Showing posts with label SUR: Biennial. Show all posts
Showing posts with label SUR: Biennial. Show all posts

Saturday, October 14, 2017

Thoughts Left on the Page


installation view, Daniela Campins: In the Middle of This Frase, Eastside International (ESXLA), Sept 15th - Oct 20th, 2017


Part one of a series, working title: "Postcapitalist Painting"

Introduction


To the outside world, it seems that Los Angeles’s cup runneth over with new art museums and high-end galleries. Some of these new, moneyed cathedrals of fetishized capital exist to present high-end contemporary art collections that include million dollar acquisitions by the likes of Jeff Koons, Damien Hirst, Richard Serra and Basquiat (Broad, Marciano). Others are sprung from real estate development riches (Main Museum), or are new incarnations of older, established institutions (ICA-LA). Without digging too much deeper, one could be forgiven for thinking that the art world begins and ends among these spaces and the new mega gallery outposts that are springing up along side them, affirming the legitimacy of the art within, in part, by their market performance (Hauser and Wirth, Spruth Magers, Maccarone, Matthew Marks, etc). The art exhibited at these places wins the public relations battle, and this side of the scene has its front to the world at large. But beyond the spectacle of this there is a community of established, working, contemporary artists at the ground-level in Los Angeles producing important work, despite little engagement with the moneyed side of the art world-industrial complex. A great deal of what they produce is painting. Such a great deal in fact, that some definitive currents and strategies have emerged among the painters of this community.

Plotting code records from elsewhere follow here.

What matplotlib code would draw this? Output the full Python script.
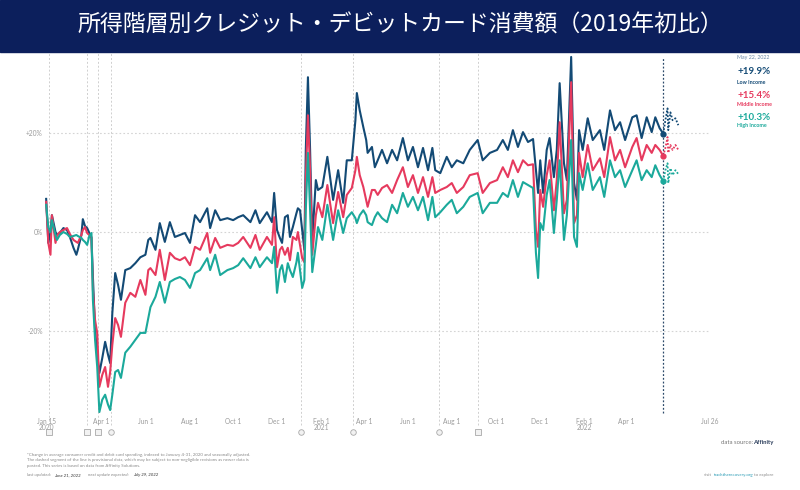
import numpy as np
import pandas as pd
import matplotlib.pyplot as plt
import matplotlib.transforms as mtransforms
from matplotlib.patches import Rectangle

plt.rcParams['font.family'] = ['Lato', 'DejaVu Sans']

# データ（2020年1月15日からの日数、2019年初比 %）
start = pd.Timestamp('2020-01-15')
day_offset = [0, 3, 6, 8, 13, 15, 19, 24, 29, 33, 38, 42, 44, 49, 51, 54, 57, 60, 63,
              65, 68, 71, 74, 78, 82, 86, 89, 92, 96, 100, 104, 110, 117, 124, 131, 138,
              142, 145, 152, 158, 165, 172, 179, 186, 193, 200, 207, 214, 224, 228, 235,
              242, 252, 260, 267, 274, 284, 291, 297, 307, 314, 317, 321, 325, 328, 332,
              336, 339, 343, 348, 350, 353, 356, 359, 361, 364, 367, 370, 375, 378, 384,
              391, 399, 406, 413, 418, 425, 430, 432, 436, 441, 445, 447, 453, 457, 461,
              467, 474, 481, 488, 496, 503, 510, 517, 524, 531, 537, 541, 548, 557, 564,
              571, 580, 589, 600, 607, 617, 627, 635, 642, 649, 656, 663, 670, 677, 681,
              684, 687, 691, 696, 700, 706, 710, 714, 720, 724, 730, 734, 738, 741, 746,
              753, 760, 770, 776, 784, 791, 798, 805, 815, 821, 828, 835, 842, 847, 853,
              858, 861, 864, 865, 868, 871, 875, 879]
low_income = [6.7, -2.2, 0.0, 3.4, 0.0, -0.6, -0.2, 0.8, 0.4, -1.0, -3.2, -4.6, -3.6, -0.6, 2.6, 1.2, 0.8, -0.2, -1.2,
              -9.1, -19.8, -24.8, -28.5, -25.5, -22.2, -24.8, -26.5, -16.4, -8.3, -10.7, -13.7, -7.7, -7.3, -6.3, -5.1, -4.6,
              -1.6, -1.2, -3.6, 1.8, -2.0, 2.0, -1.0, -0.6, -0.2, -2.2, 3.4, 2.0, 4.8, 0.8, 4.4,
              2.4, 2.8, 2.4, 3.0, 3.4, 2.0, 4.4, 1.8, 4.0, 2.0, 7.9, 0.4, -1.2, -2.2, 3.0,
              3.4, -1.0, 1.0, 3.8, 4.8, 4.4, 0.4, -3.6, 16.6, 31.3, 16.6, -1.6, 10.5, 8.5, 9.1,
              15.2, 6.5, 12.5, 5.9, 14.5, 14.5, 22.6, 28.1, 24.6, 21.2, 18.6, 16.0, 17.2, 13.1, 14.5,
              16.6, 13.9, 16.6, 14.5, 19.0, 14.5, 17.2, 13.1, 17.0, 12.5, 17.0, 12.5, 11.9, 15.2, 13.1,
              14.5, 13.9, 16.6, 18.6, 14.5, 16.0, 16.6, 18.6, 16.6, 20.6, 17.2, 20.2, 18.2, 18.8, 12.5,
              7.9, 14.5, 7.9, 16.6, 19.0, 11.1, 16.6, 30.1, 13.9, 10.5, 35.4, 9.9, 6.5, 20.6, 16.6,
              23.0, 18.6, 20.6, 16.6, 24.6, 20.6, 22.2, 18.6, 23.2, 23.6, 19.0, 23.2, 20.2, 23.2, 21.0,
              19.9, 22.6, 25.0, 20.6, 24.2, 22.6, 23.0, 21.6]
middle_income = [6.1, -2.2, -4.6, 3.4, -2.2, -0.8, 0.0, 0.4, 0.8, -0.4, -1.6, -2.0, -2.2, -0.6, 0.4, 1.0, -0.2, -0.6, -1.0,
                 -11.7, -17.8, -20.4, -31.3, -28.9, -27.3, -31.3, -28.3, -22.8, -17.4, -18.8, -21.2, -14.3, -12.3, -13.1, -9.7, -12.7,
                 -7.7, -7.3, -8.7, -3.6, -9.7, -4.2, -5.3, -5.7, -5.1, -6.7, -3.0, -3.6, -0.2, -4.2, -1.2,
                 -3.2, -2.6, -2.8, -2.2, -1.0, -3.2, -0.6, -3.6, -1.0, -2.6, 3.0, -7.1, -3.6, -3.0, -4.6,
                 -3.2, -5.7, -1.0, -1.6, 0.0, -2.6, -5.3, -6.1, 10.5, 23.6, 12.5, -4.6, 3.4, 5.9, 3.0,
                 9.5, 1.8, 8.1, 3.0, 7.5, 8.9, 12.5, 15.2, 11.5, 9.1, 6.5, 5.1, 8.5, 8.5, 7.5,
                 8.9, 9.5, 7.9, 10.5, 13.1, 9.1, 11.5, 7.9, 11.1, 7.1, 11.1, 7.9, 8.5, 9.1, 9.9,
                 7.9, 9.1, 11.5, 11.9, 7.9, 9.9, 10.5, 13.1, 11.1, 14.5, 12.1, 14.5, 13.5, 13.7, 0.4,
                 -3.0, 8.5, 5.1, 11.5, 14.5, 4.4, 10.5, 22.2, 3.8, 6.5, 30.3, 1.8, 3.4, 16.0, 11.1,
                 17.6, 12.5, 14.9, 11.1, 19.2, 14.5, 16.6, 13.1, 17.2, 19.0, 14.5, 17.6, 16.0, 17.6, 16.6,
                 15.4, 17.0, 19.2, 16.0, 17.6, 16.6, 17.6, 16.6]
high_income = [5.5, 1.0, 0.0, 2.4, -0.6, -1.6, -0.6, 0.0, -0.4, -1.0, -0.8, -0.6, -0.8, -1.2, -1.6, -2.0, -2.6, -0.8, -0.2,
               -13.7, -21.8, -27.3, -36.4, -33.9, -32.9, -34.9, -36.0, -32.9, -28.3, -27.9, -29.5, -24.4, -23.2, -21.8, -20.4, -20.4,
               -17.4, -15.2, -13.1, -10.1, -14.3, -10.1, -9.5, -9.1, -9.7, -11.3, -8.3, -7.7, -5.3, -7.7, -4.6,
               -8.7, -7.7, -7.3, -6.7, -5.3, -7.3, -5.1, -7.1, -5.1, -6.3, -3.0, -12.3, -7.7, -6.7, -10.1,
               -6.3, -7.7, -9.1, -6.1, -4.2, -7.7, -11.3, -9.7, 4.4, 16.0, 4.4, -8.1, -2.6, 1.0, -1.6,
               5.5, -1.6, 4.4, -0.2, 2.8, 4.0, 2.8, 1.8, 3.4, 4.4, 3.4, 2.0, 1.4, 3.0, 4.0,
               2.8, 2.0, 5.5, 3.8, 7.9, 5.1, 7.1, 4.4, 7.1, 2.4, 7.1, 3.0, 4.0, 5.5, 6.5,
               3.8, 5.1, 7.1, 7.9, 3.8, 5.9, 5.9, 7.9, 7.1, 10.5, 7.1, 10.1, 9.5, 8.9, -4.2,
               -9.3, 1.8, 0.4, 7.5, 10.5, -0.2, 6.5, 14.5, -1.6, 3.4, 18.6, -1.0, -3.0, 11.9, 8.5,
               13.9, 8.5, 11.1, 7.1, 14.5, 11.1, 12.5, 9.1, 12.5, 14.5, 10.5, 12.5, 11.1, 13.5, 11.5,
               10.3, 12.5, 13.9, 9.9, 12.9, 11.5, 12.5, 11.7]

series_names = ['Low Income', 'Middle Income', 'High Income']
series_values = [low_income, middle_income, high_income]
series_colors = ['#134a75', '#e63a5e', '#1ba99b']

provisional_date = pd.Timestamp('2022-05-22')
event_dates = ['2020-01-19', '2020-03-12', '2020-03-27', '2020-04-14',
               '2021-01-04', '2021-03-17', '2021-07-14', '2021-09-06']
event_icons = ['s', 's', 's', 'o', 'o', 'o', 'o', 's']

tick_dates = ['2020-01-15', '2020-04-01', '2020-06-01', '2020-08-01', '2020-10-01', '2020-12-01',
              '2021-02-01', '2021-04-01', '2021-06-01', '2021-08-01', '2021-10-01', '2021-12-01',
              '2022-02-01', '2022-04-01', '2022-07-26']
tick_labels = ['Jan 15\n2020', 'Apr 1', 'Jun 1', 'Aug 1', 'Oct 1', 'Dec 1',
               'Feb 1\n2021', 'Apr 1', 'Jun 1', 'Aug 1', 'Oct 1', 'Dec 1',
               'Feb 1\n2022', 'Apr 1', 'Jul 26']

dates = start + pd.to_timedelta(day_offset, unit='D')

W, H = 800, 490
fig = plt.figure(figsize=(W / 100, H / 100), dpi=100)

# タイトル帯
fig.patches.append(Rectangle((0, 1 - 52 / H), 1, 52 / H, transform=fig.transFigure,
                             color='#0c1f5c', zorder=0))
fig.text(0.5, 1 - 25 / H, '所得階層別クレジット・デビットカード消費額（2019年初比）',
         family=['Noto Sans CJK JP', 'DejaVu Sans'], fontsize=16.5, color='white',
         ha='center', va='center')

ax = fig.add_axes([44 / W, 1 - 415 / H, (715 - 44) / W, (415 - 52) / H])
ax.set_xlim(pd.Timestamp('2020-01-12'), pd.Timestamp('2022-08-02'))
ax.set_ylim(-37.0, 36.4)
for s in ax.spines.values():
    s.set_visible(False)

trans = mtransforms.blended_transform_factory(ax.transData, ax.transAxes)

# 横グリッド
ax.hlines([20, 0, -20], pd.Timestamp('2020-01-19'), pd.Timestamp('2022-07-26'),
          colors='#d4d4d4', linestyles=(0, (1.5, 2)), lw=0.8, zorder=1)

# イベント線
for d, m in zip(event_dates, event_icons):
    d = pd.Timestamp(d)
    ax.plot([d, d], [-0.028, 1.0], transform=trans, color='#cfcfcf', lw=0.7,
            ls=(0, (2, 2)), clip_on=False, zorder=1)
    ax.plot([d], [-0.047], transform=trans, marker=m, ms=4, mfc='#f2f2f2', mec='#a8a8a8',
            mew=0.6, clip_on=False, zorder=2)

# 暫定値の境界線
ax.plot([provisional_date, provisional_date], [0.005, 0.985], transform=trans,
        color='#2c4a6a', lw=0.9, ls=(0, (1.5, 1.5)), zorder=2)

solid = dates <= provisional_date
dashed = dates >= provisional_date
for vals, c in zip(series_values, series_colors):
    vals = np.array(vals)
    ax.plot(dates[solid], vals[solid], color=c, lw=1.5, zorder=3)
    ax.plot(dates[dashed], vals[dashed], color=c, lw=1.3, ls=(0, (1, 1)), zorder=3)
    ax.plot([provisional_date], [vals[list(dates).index(provisional_date)]], 'o',
            ms=3.5, color=c, zorder=4)

ax.set_yticks([20, 0, -20])
ax.set_yticklabels(['+20%', '0%', '-20%'])
ax.set_xticks(pd.to_datetime(tick_dates))
ax.set_xticklabels(tick_labels, linespacing=0.85)
ax.tick_params(axis='y', length=0, pad=1, labelsize=4.8, labelcolor='#9a9a9a')
ax.tick_params(axis='x', length=0, pad=2, labelsize=4.8, labelcolor='#9a9a9a')

# 右側の凡例
def px(x, y):
    return x / W, 1 - y / H

lx = 737
fig.text(*px(lx, 57), 'May 22, 2022', fontsize=3.8, color='#6d8aa8', va='center')
label_y = [(72, 82), (95, 104), (118, 126)]
for name, vals, c, (y1, y2) in zip(series_names, series_values, series_colors, label_y):
    v = vals[list(dates).index(provisional_date)]
    fig.text(*px(lx, y1), '%+.1f%%' % v, fontsize=7, fontweight='bold', color=c, va='center')
    fig.text(*px(lx, y2), name, fontsize=3.8, fontweight='bold', color=c, va='center')

# 注記
note = ('*Change in average consumer credit and debit card spending, indexed to January 4-31, 2020 and seasonally adjusted.\n'
        'The dashed segment of the line is provisional data, which may be subject to non-negligible revisions as newer data is\n'
        'posted. This series is based on data from Affinity Solutions.')
fig.text(*px(27, 460), note, fontsize=3.2, color='#8a8a8a', va='center', linespacing=1.5)
fig.text(*px(27, 475), 'last updated:', fontsize=3.2, color='#8a8a8a', style='italic', va='center')
fig.text(*px(54, 475), 'June 21, 2022', fontsize=3.2, color='#666', style='italic',
         fontweight='bold', va='center')
fig.text(*px(88, 475), 'next update expected:', fontsize=3.2, color='#8a8a8a', style='italic', va='center')
fig.text(*px(133, 475), 'July 29, 2022', fontsize=3.2, color='#666', style='italic',
         fontweight='bold', va='center')

fig.text(*px(773, 442), 'Affinity', fontsize=4.3, color='#2c3e5c', fontweight='bold',
         ha='right', va='center')
fig.text(*px(753, 442), 'data source:', fontsize=4.3, color='#777', ha='right', va='center')
fig.text(*px(773, 475), 'to explore', fontsize=3.2, color='#8a8a8a', ha='right', va='center')
fig.text(*px(753, 475), 'tracktherecovery.org', fontsize=3.2, color='#2a9bb5', ha='right', va='center')
fig.text(*px(712, 475), 'visit', fontsize=3.2, color='#8a8a8a', ha='right', va='center')

fig.savefig('out.png', dpi=100)
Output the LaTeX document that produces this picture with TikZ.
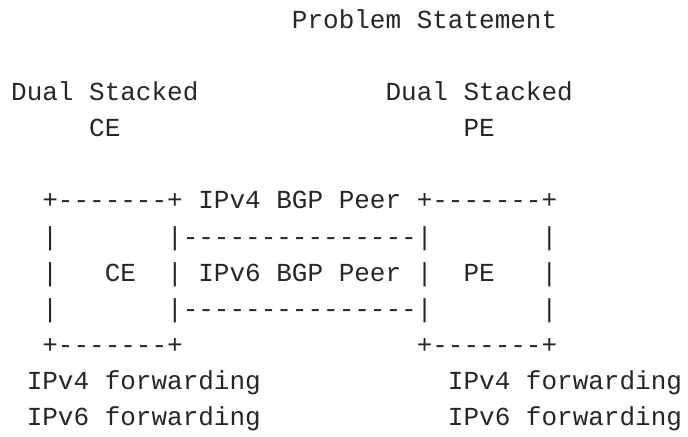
\documentclass[tikz,border=0pt]{standalone}
\usepackage{fontspec}
\setmonofont{Liberation Mono}
\begin{document}
\begin{tikzpicture}[x=15.6pt, y=-36.1pt,
    txt/.style={anchor=base west, inner sep=0pt, text=black!85,
      font=\ttfamily\fontsize{26}{26}\selectfont}]
    % Margini
    \useasboundingbox (-0.705,-0.789) rectangle (43.398,11.289);

    % Titolo
    \node[txt] (title) at (18,0) {Problem Statement};

    % Etichette dei router
    \node[txt] (dualCE) at (0,2) {Dual Stacked};
    \node[txt] (dualPE) at (24,2) {Dual Stacked};
    \node[txt] (lblCE) at (5,3) {CE};
    \node[txt] (lblPE) at (29,3) {PE};

    % Riga superiore
    \node[txt] (ceTop) at (2,5) {+-------+};
    \node[txt] (peerV4) at (12,5) {IPv4 BGP Peer};
    \node[txt] (peTop) at (26,5) {+-------+};

    % Prima linea di peering
    \node[txt] (ceLa) at (2,6) {|};
    \node[txt] (linkA) at (10,6) {|---------------|};
    \node[txt] (peRa) at (34,6) {|};

    % Riga centrale
    \node[txt] (ceLb) at (2,7) {|};
    \node[txt] (ceName) at (6,7) {CE};
    \node[txt] (ceRb) at (10,7) {|};
    \node[txt] (peerV6) at (12,7) {IPv6 BGP Peer};
    \node[txt] (peLb) at (26,7) {|};
    \node[txt] (peName) at (29,7) {PE};
    \node[txt] (peRb) at (34,7) {|};

    % Seconda linea di peering
    \node[txt] (ceLc) at (2,8) {|};
    \node[txt] (linkB) at (10,8) {|---------------|};
    \node[txt] (peRc) at (34,8) {|};

    % Riga inferiore
    \node[txt] (ceBot) at (2,9) {+-------+};
    \node[txt] (peBot) at (26,9) {+-------+};

    % Inoltro
    \node[txt] (fwdCEa) at (1,10) {IPv4 forwarding};
    \node[txt] (fwdCEb) at (1,11) {IPv6 forwarding};
    \node[txt] (fwdPEa) at (28,10) {IPv4 forwarding};
    \node[txt] (fwdPEb) at (28,11) {IPv6 forwarding};
\end{tikzpicture}
\end{document}
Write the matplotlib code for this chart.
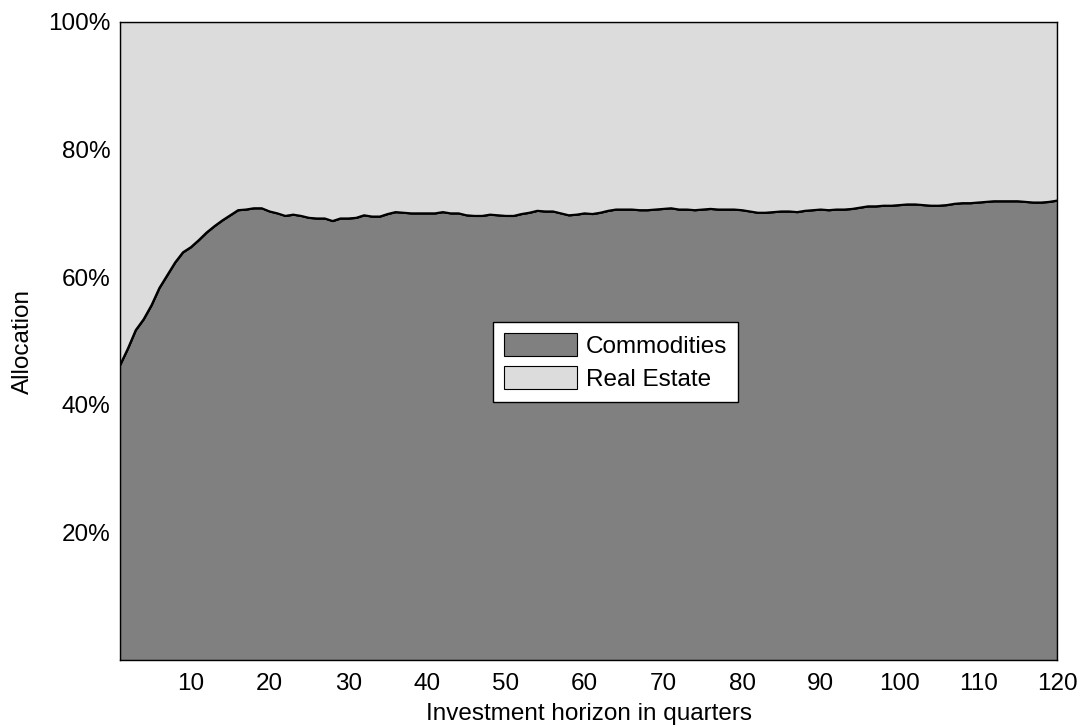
"""Allocation across investment horizon: commodities vs real estate."""

import matplotlib
matplotlib.use("Agg")
import matplotlib.pyplot as plt
import matplotlib.ticker as mticker
import numpy as np

# Data (commodities share in %)
quarters = list(range(1, 121))
commodities = [
    46.2, 48.8, 51.7, 53.4, 55.6, 58.3, 60.3, 62.3, 63.9, 64.7,
    65.8, 67.0, 68.0, 68.9, 69.7, 70.5, 70.6, 70.8, 70.8, 70.3,
    70.0, 69.6, 69.8, 69.6, 69.3, 69.2, 69.2, 68.8, 69.2, 69.2,
    69.3, 69.7, 69.5, 69.5, 69.9, 70.2, 70.1, 70.0, 70.0, 70.0,
    70.0, 70.2, 70.0, 70.0, 69.7, 69.6, 69.6, 69.8, 69.7, 69.6,
    69.6, 69.9, 70.1, 70.4, 70.3, 70.3, 70.0, 69.7, 69.8, 70.0,
    69.9, 70.1, 70.4, 70.6, 70.6, 70.6, 70.5, 70.5, 70.6, 70.7,
    70.8, 70.6, 70.6, 70.5, 70.6, 70.7, 70.6, 70.6, 70.6, 70.5,
    70.3, 70.1, 70.1, 70.2, 70.3, 70.3, 70.2, 70.4, 70.5, 70.6,
    70.5, 70.6, 70.6, 70.7, 70.9, 71.1, 71.1, 71.2, 71.2, 71.3,
    71.4, 71.4, 71.3, 71.2, 71.2, 71.3, 71.5, 71.6, 71.6, 71.7,
    71.8, 71.9, 71.9, 71.9, 71.9, 71.8, 71.7, 71.7, 71.8, 72.0,
]
real_estate = [100 - c for c in commodities]
labels = ["Commodities", "Real Estate"]
x_ticks = [10, 20, 30, 40, 50, 60, 70, 80, 90, 100, 110, 120]
y_ticks = [20, 40, 60, 80, 100]

COLORS = ["#808080", "#DCDCDC"]
plt.rcParams.update({
    "font.family": ["Liberation Sans", "DejaVu Sans"],
    "font.size": 17.5,
})

fig = plt.figure(figsize=(10.83, 7.27), dpi=100)
ax = fig.add_axes([120 / 1083, 1 - 660 / 727, 937 / 1083, 638 / 727])

ax.stackplot(quarters, commodities, real_estate, labels=labels, colors=COLORS,
             edgecolor="black", linewidth=0.8)
ax.plot(quarters, commodities, color="black", linewidth=1.6)

ax.set_xlim(1, 120)
ax.set_ylim(0, 100)
ax.set_xticks(x_ticks)
ax.set_yticks(y_ticks)
ax.yaxis.set_major_formatter(mticker.PercentFormatter(decimals=0))
ax.tick_params(length=0, pad=7)
ax.tick_params(axis="x", pad=9)
for s in ax.spines.values():
    s.set_color("black")
    s.set_linewidth(1.0)

ax.set_xlabel("Investment horizon in quarters", labelpad=6)
ax.set_ylabel("Allocation", labelpad=10)

leg = ax.legend(loc="center", bbox_to_anchor=(0.529, 0.467), fancybox=False,
                framealpha=1, edgecolor="black", handlelength=3.0,
                handleheight=1.05, borderpad=0.45, labelspacing=0.35,
                handletextpad=0.35)
leg.get_frame().set_linewidth(1.0)

fig.savefig("out.png", dpi=100)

What they all have in common is a direct and human-scaled approach – most of these works range in size from modest to minimally heroic; and a strong indexical sense of the presence of the artist themselves – as this work is not industrially fabricated in quantity by the alienated labor of technicians in warehouses but hand produced in the studios and studio spaces of artists who are more than likely maintaining a living alongside their practice that has little to do with the market demands du jour. Some of the overlapping aesthetic and conceptual groupings that have emerged among the work of these artists range from edge-to-edge intuitive abstract strategies, to more materially-based pattern and grid riffs all the way to deconstructed, figurative investigations and more.